- Newell-Simon Hall
- Mauldin Auditorium 1305
- SHAOJIE SHEN
- Assistant Professor, Department of Electronic & Computer Engineering
- Director, HKUST-DJI Joint Innovation Lab
- Hone Kong University of Science & Technology
Minimalist Visual Perception and Navigation for Consumer Drones
Consumer drone developers often face the challenge of achieving safe autonomous navigation under very tight size, weight, power, and cost constraints. In this talk, I will present our recent results towards a minimalist, but complete perception and navigation solution utilizing only a low-cost monocular visual-inertial sensor suite. I will start with an introduction of VINS-Mono, a robust state estimation solution packed with multiple features for easy deployment, such as online spatial and temporal inter-sensor calibration, loop closure, and map reuse. I will then describe efficient monocular dense mapping solutions utilizing efficient map representation, parallel computing, and deep learning techniques for real-time reconstruction of the environment. The perception system is completed by a geometric-based method for estimating full 6-DoF poses of arbitrary rigid dynamic objects using only one camera. With this real-time perception capability, trajectory planning and replanning methods with optimal time allocation are proposed to close the perception-action loop. The performance of the overall system is demonstrated via autonomous navigation in unknown complex environments, as well as aggressive drone racing in a teach-and-repeat setting.

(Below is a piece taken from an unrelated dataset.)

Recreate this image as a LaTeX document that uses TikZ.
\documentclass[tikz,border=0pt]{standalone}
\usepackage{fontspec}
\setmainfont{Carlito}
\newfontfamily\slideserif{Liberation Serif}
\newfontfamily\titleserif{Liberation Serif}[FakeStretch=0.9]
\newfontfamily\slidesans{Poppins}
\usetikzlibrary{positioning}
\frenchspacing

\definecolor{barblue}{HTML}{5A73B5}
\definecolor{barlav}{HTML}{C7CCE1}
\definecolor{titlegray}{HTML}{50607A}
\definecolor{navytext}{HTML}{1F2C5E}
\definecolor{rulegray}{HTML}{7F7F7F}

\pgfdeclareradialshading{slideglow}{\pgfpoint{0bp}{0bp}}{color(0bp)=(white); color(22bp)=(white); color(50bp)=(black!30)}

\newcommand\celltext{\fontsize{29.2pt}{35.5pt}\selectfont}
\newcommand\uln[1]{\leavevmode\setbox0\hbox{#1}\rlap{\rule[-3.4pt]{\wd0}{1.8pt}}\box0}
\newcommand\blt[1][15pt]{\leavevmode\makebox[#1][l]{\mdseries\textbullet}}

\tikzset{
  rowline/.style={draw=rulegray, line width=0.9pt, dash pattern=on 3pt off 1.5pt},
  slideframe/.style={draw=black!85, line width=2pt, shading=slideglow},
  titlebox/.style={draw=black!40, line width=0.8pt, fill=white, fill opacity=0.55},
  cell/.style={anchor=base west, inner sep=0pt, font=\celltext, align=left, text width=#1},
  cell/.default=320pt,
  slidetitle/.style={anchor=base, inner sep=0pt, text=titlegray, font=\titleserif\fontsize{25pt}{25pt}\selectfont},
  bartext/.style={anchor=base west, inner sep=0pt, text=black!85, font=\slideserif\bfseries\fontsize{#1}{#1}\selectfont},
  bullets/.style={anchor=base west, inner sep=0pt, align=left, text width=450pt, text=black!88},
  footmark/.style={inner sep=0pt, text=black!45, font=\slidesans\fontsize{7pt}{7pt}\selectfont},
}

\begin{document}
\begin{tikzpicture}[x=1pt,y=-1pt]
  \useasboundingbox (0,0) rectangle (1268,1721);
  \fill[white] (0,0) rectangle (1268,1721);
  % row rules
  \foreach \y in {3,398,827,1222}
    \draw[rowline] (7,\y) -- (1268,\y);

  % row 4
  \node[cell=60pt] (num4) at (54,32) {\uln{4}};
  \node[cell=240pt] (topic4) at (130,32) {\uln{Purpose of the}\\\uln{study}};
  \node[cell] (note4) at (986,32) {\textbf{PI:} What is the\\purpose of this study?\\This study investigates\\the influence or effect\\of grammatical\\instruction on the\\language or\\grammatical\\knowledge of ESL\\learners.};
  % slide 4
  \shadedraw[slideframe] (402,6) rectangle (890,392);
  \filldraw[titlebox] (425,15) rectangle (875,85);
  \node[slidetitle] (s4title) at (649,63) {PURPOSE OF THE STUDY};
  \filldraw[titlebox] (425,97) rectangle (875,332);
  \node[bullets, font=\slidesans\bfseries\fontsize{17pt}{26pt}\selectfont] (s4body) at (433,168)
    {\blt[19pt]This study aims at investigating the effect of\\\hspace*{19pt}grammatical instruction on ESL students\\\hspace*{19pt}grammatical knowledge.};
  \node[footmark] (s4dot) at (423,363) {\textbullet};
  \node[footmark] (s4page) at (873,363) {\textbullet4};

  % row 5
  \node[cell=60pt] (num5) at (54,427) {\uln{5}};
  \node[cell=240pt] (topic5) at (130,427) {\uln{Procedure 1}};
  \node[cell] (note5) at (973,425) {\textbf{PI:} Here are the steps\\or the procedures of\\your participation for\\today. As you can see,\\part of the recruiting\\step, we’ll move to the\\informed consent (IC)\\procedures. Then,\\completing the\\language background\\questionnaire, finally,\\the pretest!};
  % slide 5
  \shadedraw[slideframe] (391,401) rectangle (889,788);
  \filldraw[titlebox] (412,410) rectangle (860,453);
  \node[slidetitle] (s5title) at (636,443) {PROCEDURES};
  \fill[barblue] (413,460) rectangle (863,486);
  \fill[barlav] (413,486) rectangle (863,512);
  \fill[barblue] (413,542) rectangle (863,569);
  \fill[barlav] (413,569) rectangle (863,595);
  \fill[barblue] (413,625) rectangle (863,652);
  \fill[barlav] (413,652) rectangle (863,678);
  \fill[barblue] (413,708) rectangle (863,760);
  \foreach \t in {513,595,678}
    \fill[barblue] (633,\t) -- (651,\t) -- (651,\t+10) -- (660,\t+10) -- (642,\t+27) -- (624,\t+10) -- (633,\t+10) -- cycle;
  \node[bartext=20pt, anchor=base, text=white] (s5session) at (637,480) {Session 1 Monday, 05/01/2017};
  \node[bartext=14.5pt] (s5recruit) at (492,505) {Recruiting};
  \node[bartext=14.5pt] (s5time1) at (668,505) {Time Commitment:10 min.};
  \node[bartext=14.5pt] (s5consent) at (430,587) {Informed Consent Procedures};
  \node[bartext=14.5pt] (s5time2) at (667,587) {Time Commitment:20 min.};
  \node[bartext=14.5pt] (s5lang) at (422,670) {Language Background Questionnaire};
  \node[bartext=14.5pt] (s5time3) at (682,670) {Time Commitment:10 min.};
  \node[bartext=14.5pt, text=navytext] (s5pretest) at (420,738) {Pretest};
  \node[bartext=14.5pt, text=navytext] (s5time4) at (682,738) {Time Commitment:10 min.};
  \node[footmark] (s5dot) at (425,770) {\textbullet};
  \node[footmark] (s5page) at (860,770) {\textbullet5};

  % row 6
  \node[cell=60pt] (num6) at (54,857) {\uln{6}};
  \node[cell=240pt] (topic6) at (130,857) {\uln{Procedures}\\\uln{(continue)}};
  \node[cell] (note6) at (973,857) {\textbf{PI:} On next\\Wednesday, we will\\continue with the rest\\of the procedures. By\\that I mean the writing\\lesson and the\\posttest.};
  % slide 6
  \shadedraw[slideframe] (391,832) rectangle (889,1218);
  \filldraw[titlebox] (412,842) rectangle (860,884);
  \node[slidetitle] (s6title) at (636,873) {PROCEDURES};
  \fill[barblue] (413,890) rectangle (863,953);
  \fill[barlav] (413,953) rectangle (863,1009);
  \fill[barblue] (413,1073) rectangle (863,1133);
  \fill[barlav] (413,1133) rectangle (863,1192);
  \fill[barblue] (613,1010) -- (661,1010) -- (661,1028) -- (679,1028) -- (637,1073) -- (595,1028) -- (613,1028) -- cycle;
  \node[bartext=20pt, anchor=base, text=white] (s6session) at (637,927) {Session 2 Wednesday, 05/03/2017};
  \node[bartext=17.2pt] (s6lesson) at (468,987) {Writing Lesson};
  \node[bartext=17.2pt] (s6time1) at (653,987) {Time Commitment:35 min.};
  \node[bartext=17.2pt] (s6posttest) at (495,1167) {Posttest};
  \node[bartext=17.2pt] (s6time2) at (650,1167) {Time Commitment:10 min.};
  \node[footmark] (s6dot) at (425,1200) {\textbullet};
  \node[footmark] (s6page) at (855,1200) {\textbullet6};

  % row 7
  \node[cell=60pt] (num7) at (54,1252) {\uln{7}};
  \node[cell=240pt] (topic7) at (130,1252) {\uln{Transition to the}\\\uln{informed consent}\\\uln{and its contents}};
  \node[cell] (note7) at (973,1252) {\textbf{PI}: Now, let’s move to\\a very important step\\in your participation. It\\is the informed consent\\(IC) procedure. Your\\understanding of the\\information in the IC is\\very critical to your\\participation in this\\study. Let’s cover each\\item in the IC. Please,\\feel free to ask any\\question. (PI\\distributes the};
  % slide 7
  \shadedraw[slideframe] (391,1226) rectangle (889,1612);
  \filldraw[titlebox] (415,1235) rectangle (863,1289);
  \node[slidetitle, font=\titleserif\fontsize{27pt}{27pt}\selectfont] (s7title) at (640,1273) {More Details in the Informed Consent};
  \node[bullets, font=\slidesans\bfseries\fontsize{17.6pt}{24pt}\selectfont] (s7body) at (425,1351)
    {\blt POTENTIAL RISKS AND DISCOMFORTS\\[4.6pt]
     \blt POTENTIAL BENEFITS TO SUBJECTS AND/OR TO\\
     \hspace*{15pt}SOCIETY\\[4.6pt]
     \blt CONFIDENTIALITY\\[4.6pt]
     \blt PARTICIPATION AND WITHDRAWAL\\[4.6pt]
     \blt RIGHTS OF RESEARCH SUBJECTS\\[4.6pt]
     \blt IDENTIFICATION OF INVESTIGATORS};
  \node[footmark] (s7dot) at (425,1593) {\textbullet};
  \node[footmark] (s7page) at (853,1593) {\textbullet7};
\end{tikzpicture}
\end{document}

Shaojie Shen received his B.Eng. degree in Electronic Engineering from the Hong Kong University of Science and Technology (HKUST) in 2009. He received his M.S. in Robotics and Ph.D. in Electrical and Systems Engineering in 2011 and 2014, respectively, all from the University of Pennsylvania. He joined the Department of Electronic and Computer Engineering at the HKUST in September 2014 as an Assistant Professor. He is the founding director of the HKUST-DJI Joint Innovation Laboratory (HDJI Lab). His research interests are in the areas of robotics and unmanned aerial vehicles, with focus on state estimation, sensor fusion, localization and mapping, and autonomous navigation in complex environments. He was the regional program chair of SSRR 2017 and program co-chair of SSRR 2015. He is currently serving as associate editors for T-RO and AURO. He and his research team won the best student paper award in IROS 2018, best service robot paper finalist in ICRA 2017, best paper finalist in ICRA 2011, and best paper awards in SSRR 2016 and SSRR 2015.